Je n’en aurais pas parlé si ça avait été un journal d’extrême droite comme Minute, mais ce qui me dérangeait et que je trouvais triste c’est que j’avais l’impression que les journalistes de Charlie Hebdo étaient du même camp que moi ! Je pensais qu’on avait les mêmes valeurs ; pour moi c’étaient des punks, des humanistes, qui dénonçaient l’ordre établi, qui n’enfonçaient pas les minorités.
En 2013 quand j’ai écris le morceau, c’était la 5ème couverture que je voyais qui se moquait des musulmans ! Je me suis dit « Arrêtez les gars, on est déjà dans un sale climat, vous en rajoutez une couche, vous essayez de nous séparer alors qu’on a grandi ensemble ». Après je sais que ce sont des gens intelligents et que c’était de la provoc, mais moi aussi j’ai voulu faire de la provoc, d’autant plus que je pensais pouvoir me le permettre en tant que non musulman. C’était juste une façon de dire : « Il y a d’autres choses sur lesquelles on peut rigoler que les Musulmans, rigole plutôt sur les investisseurs de ton journal par exemple ! »
Comment tu as réagis aux attentats ?
Je ne suis pas sorti de chez moi pendant une semaine… J’étais super choqué. J’ai aussi reçu des menaces de mort ; j’en avais déjà reçu quand mon morceau avait fait polémique à l’époque. Je suis un petit provocateur mais je ne souhaite pas la mort des gens, je souhaite le dialogue.
« T’es un esclave quand t’es plus maître de toi-même » (Nekfeu, « Être humain »)… Tu as connu la dépendance ?
Oui, rien de trop hardcore mais le pilon, l’alcool… J’en suis sorti en trouvant un sens à ma vie. A partir du moment où j’ai su que quoi qu’il arrive je pourrais toujours écrire et avoir le rap dans ma vie, ça m’a apaisé. Je ne suis pas encore débarrassé de tous mes démons mais maintenant j’ai l’impression que des gens comptent sur moi et que je ne peux pas les laisser tomber pour un manque de volonté. Et je tiens à la vie, je n’ai plus envie de me détruire.

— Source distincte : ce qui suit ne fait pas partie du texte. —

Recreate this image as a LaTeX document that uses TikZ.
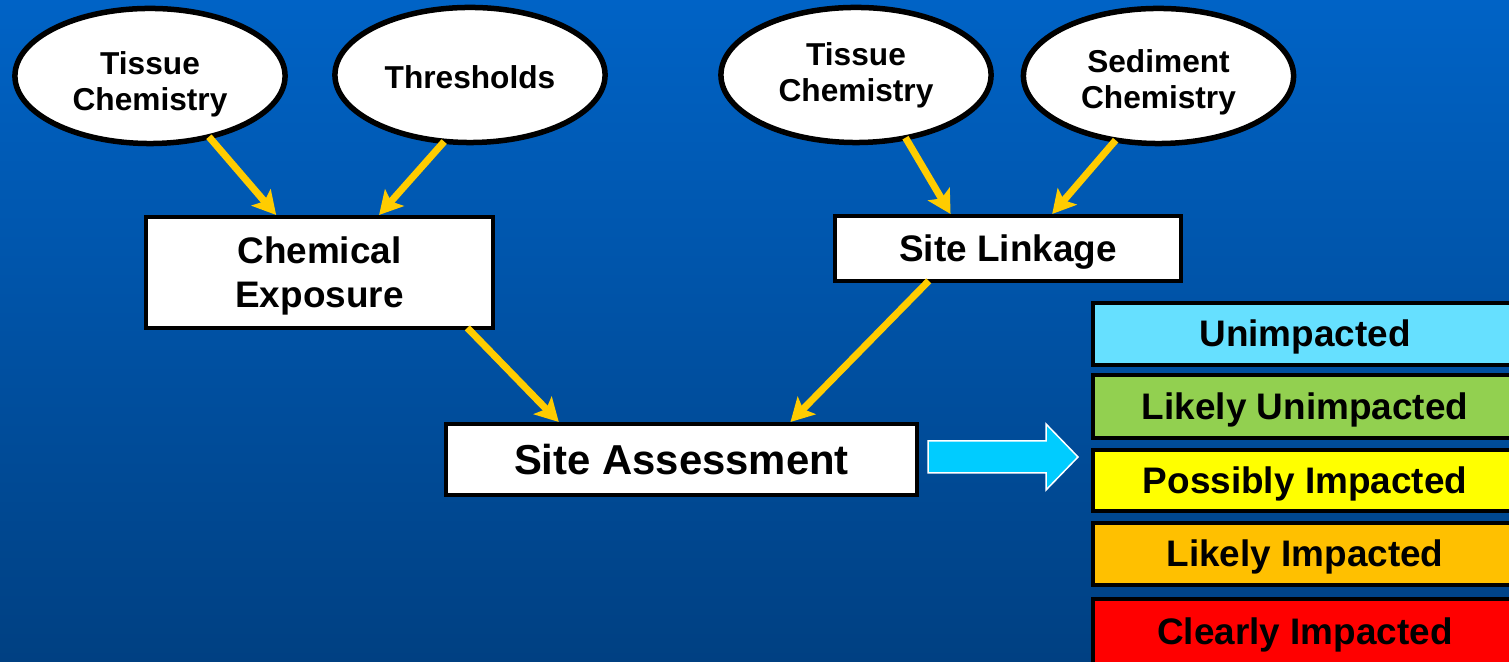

« Et je n’sais pas si c’est d’l’orgeuil ou même de l’amour propre mais on fait souvent abstraction d’l’amour qu’nos parents nous porte » (Salif, « Dur d’y croire »)… Que pensent tes parents du rap ?
J’adore cette chanson… Mes débuts dans le rap coïncidaient avec le moment où je partais le plus en couille de ma vie. Ce n’était pas favorable à leur bénédiction pour mon choix de carrière ! Mais aujourd’hui ils sont super fiers de moi. Dans tous les cas, je ne suis revenu les voir que quand j’étais dans une bonne dynamique. Mais c’est vrai qu’encore il y a un an de ça, mon père m’a dit « J’ai vu une super formation pour être assistant social ». Mes rêves ne correspondaient pas à leur vision de la vie, ils avaient peur que je me brûle les ailes.
C’est quoi ta punchline préférée de tous les temps ?
Il y en a plein ! Je dirais Booba : « Dégouté comme quand j’ai ché-cra » ! Et un proverbe arabe qui dit « Pour punir les hommes parfois Dieu leur donne ce qu’ils veulent ».